The Mississippi Delta has been my home since I was about 2 years old.
My parents, Troy and Ester Mae Catchings, always taught us to do the correct thing. I was born in Abbeville. Troy Sr. and Ester Mae Catchings were terrific parents. They did some serious parenting back then. They taught all seven of us to be respectful and to be the best that we could be. Oh, yes! We were regulars in church and Sunday School.
We were taught the importance of working hard. Picking and chopping cotton were the main sources of income for the Catchings family and many, many other Delta families.
Discipline was quickly used from the time we were children. Discipline was expected back then.
I recall when a bus load of cotton choppers, including my mother, were on an old school bus coming back from a hard day of working in a cotton field in the hot sun. A vehicle carrying a small group of white teenagers threw a watermelon through the open window in the bus. Fortunately, no one was hurt.
Did this act of mischief come as a total shock? No! No! No! After all we were not only in the South, but in the southern state of Mississippi.
Things were very, very bad for black folks in those days. I will not rehash the many evil and hateful things.
Why is this being written decades later? What happened in the past is now part of history.
The state of Mississippi has been and still is being looked at in a negative way.
Many in this generation have no idea how bad things really were in Mississippi.
For decades and to some degree even today, Mississippi has been looked at as one the of the poorest states in the United States.
A local community agency, Coahoma Opportunities, Inc., was established in 1965 to fight poverty. Adult education, job training and the local Head Start program are some the federally funded programs that have made a big difference in the lives of thousands.
I thought I knew something about how bad poverty was in Coahoma County and Mississippi. After all, I did serve as an employee of COI for more than 20 years.
Well, I knew less about the high degree of poverty than I thought.
A new book on poverty in Mississippi has just been released. It is entitled, “Delta Epiphany: Robert F Kennedy in Mississippi” written by Ellen B. Meacham. It is a book that will make people realize just how bad it was.
This book is the most detailed book on poverty and the people involved in the effort to improve the lives of all Mississippians, regardless of race, creed and color, that I have ever seen.
I was blessed to be in the right place at the right time when Kennedy came to Mississippi in April 1967.
At the time, I was employed at COI and just happened to have attended the rally to welcome Robert F. Kennedy to Clarksdale. The gathering was at the Coahoma Opportunities, Inc. Neighborhood Center on State Street. It was a hot and humid day. People were shoulder to shoulder.

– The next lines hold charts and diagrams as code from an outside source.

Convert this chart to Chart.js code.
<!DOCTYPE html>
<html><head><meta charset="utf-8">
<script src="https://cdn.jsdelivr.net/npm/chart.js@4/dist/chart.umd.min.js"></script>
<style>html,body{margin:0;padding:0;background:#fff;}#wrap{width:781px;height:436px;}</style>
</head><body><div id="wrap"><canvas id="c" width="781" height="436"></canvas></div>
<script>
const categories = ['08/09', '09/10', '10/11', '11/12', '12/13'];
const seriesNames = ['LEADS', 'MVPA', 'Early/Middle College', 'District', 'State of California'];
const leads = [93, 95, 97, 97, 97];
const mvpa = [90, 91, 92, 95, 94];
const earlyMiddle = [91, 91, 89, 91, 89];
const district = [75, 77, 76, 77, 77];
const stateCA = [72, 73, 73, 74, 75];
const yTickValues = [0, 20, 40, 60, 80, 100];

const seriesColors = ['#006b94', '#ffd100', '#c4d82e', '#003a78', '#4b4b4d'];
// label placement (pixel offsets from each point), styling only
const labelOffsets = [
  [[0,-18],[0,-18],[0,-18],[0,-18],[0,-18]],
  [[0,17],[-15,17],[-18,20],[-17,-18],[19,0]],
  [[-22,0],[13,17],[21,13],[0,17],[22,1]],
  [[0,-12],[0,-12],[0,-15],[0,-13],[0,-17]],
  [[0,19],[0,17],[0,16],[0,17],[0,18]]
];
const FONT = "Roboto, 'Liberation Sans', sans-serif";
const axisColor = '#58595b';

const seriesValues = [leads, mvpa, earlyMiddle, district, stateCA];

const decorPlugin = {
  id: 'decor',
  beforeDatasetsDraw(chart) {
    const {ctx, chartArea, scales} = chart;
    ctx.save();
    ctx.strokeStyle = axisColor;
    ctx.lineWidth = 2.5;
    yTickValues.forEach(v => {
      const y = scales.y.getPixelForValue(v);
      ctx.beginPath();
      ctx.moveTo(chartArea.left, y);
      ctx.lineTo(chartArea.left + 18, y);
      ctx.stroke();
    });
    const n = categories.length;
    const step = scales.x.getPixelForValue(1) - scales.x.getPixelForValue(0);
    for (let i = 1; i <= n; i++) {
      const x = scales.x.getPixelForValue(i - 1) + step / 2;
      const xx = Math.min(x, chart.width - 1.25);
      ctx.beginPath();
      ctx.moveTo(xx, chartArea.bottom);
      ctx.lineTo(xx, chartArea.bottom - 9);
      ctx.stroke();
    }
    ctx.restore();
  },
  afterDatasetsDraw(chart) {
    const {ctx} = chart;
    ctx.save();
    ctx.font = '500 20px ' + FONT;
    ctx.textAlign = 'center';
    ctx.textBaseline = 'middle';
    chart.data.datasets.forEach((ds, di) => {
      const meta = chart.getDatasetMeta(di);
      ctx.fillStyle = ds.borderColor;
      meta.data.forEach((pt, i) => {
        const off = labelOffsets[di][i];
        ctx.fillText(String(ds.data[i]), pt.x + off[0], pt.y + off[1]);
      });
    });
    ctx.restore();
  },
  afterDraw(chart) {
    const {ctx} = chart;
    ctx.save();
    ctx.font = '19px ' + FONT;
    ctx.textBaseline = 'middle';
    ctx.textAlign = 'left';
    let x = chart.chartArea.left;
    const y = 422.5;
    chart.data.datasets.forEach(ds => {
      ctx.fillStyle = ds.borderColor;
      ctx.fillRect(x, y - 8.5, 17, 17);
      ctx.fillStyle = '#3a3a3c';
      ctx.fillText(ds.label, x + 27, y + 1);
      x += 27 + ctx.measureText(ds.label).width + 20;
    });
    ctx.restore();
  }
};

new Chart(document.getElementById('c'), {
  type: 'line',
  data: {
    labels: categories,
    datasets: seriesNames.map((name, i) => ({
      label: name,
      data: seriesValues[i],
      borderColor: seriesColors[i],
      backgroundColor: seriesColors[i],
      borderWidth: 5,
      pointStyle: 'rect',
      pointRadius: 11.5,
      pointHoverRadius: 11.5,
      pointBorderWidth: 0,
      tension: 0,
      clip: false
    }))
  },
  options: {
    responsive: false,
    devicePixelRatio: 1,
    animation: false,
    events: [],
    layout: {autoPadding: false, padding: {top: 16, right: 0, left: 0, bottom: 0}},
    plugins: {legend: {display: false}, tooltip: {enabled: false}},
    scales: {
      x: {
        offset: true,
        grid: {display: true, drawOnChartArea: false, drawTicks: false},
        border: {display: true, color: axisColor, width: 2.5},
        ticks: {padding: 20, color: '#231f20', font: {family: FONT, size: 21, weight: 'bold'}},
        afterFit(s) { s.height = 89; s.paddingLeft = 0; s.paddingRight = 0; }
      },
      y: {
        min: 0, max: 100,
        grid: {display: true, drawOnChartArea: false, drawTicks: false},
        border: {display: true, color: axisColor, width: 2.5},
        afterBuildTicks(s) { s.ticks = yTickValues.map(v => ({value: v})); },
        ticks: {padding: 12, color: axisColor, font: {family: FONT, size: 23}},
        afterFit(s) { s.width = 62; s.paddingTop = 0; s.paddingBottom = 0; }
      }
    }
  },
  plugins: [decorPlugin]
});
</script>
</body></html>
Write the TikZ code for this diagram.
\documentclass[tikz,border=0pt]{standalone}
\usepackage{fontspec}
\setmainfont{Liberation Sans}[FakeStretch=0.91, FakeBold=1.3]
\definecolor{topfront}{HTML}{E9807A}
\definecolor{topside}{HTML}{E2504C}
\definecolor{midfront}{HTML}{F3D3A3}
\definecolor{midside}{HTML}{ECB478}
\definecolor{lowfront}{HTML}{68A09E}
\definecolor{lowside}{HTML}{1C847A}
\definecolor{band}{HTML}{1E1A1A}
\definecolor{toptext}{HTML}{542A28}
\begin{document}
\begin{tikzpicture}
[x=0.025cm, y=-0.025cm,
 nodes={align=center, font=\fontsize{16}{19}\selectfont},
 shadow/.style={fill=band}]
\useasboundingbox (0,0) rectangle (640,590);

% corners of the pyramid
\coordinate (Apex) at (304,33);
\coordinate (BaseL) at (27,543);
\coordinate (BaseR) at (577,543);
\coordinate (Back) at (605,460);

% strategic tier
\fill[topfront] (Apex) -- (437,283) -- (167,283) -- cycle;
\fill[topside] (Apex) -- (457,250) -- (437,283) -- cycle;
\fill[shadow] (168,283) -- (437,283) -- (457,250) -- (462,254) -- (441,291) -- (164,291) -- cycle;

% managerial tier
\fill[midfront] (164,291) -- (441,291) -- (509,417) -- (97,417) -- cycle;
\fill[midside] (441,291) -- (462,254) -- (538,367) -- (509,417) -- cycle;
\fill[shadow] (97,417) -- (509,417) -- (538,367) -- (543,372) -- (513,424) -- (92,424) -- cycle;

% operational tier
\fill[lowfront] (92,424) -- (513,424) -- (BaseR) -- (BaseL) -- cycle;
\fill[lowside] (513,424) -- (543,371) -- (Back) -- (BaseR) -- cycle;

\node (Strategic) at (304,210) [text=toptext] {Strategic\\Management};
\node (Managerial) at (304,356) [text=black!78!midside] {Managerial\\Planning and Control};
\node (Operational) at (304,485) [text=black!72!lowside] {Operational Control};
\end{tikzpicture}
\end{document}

Kennedy was only able to spend a little time there. But his speech was powerful and direct.
Some of his staff and security had to hurry him along because they were behind schedule to get to the Memphis airport. They made it on time.
And because I liked having my camera with me, I was able to get the photo of local farmer Andrew Carr greeting Kennedy with a big handshake on the back of a pickup truck. That photo is featured on page 165 of Meacham’s book.
Many locals, including Andrew and Oscar Carr, Brenda Luckett, Dr. Aaron Henry, Bennie Gooden and Reuben Smith, are also featured in the book.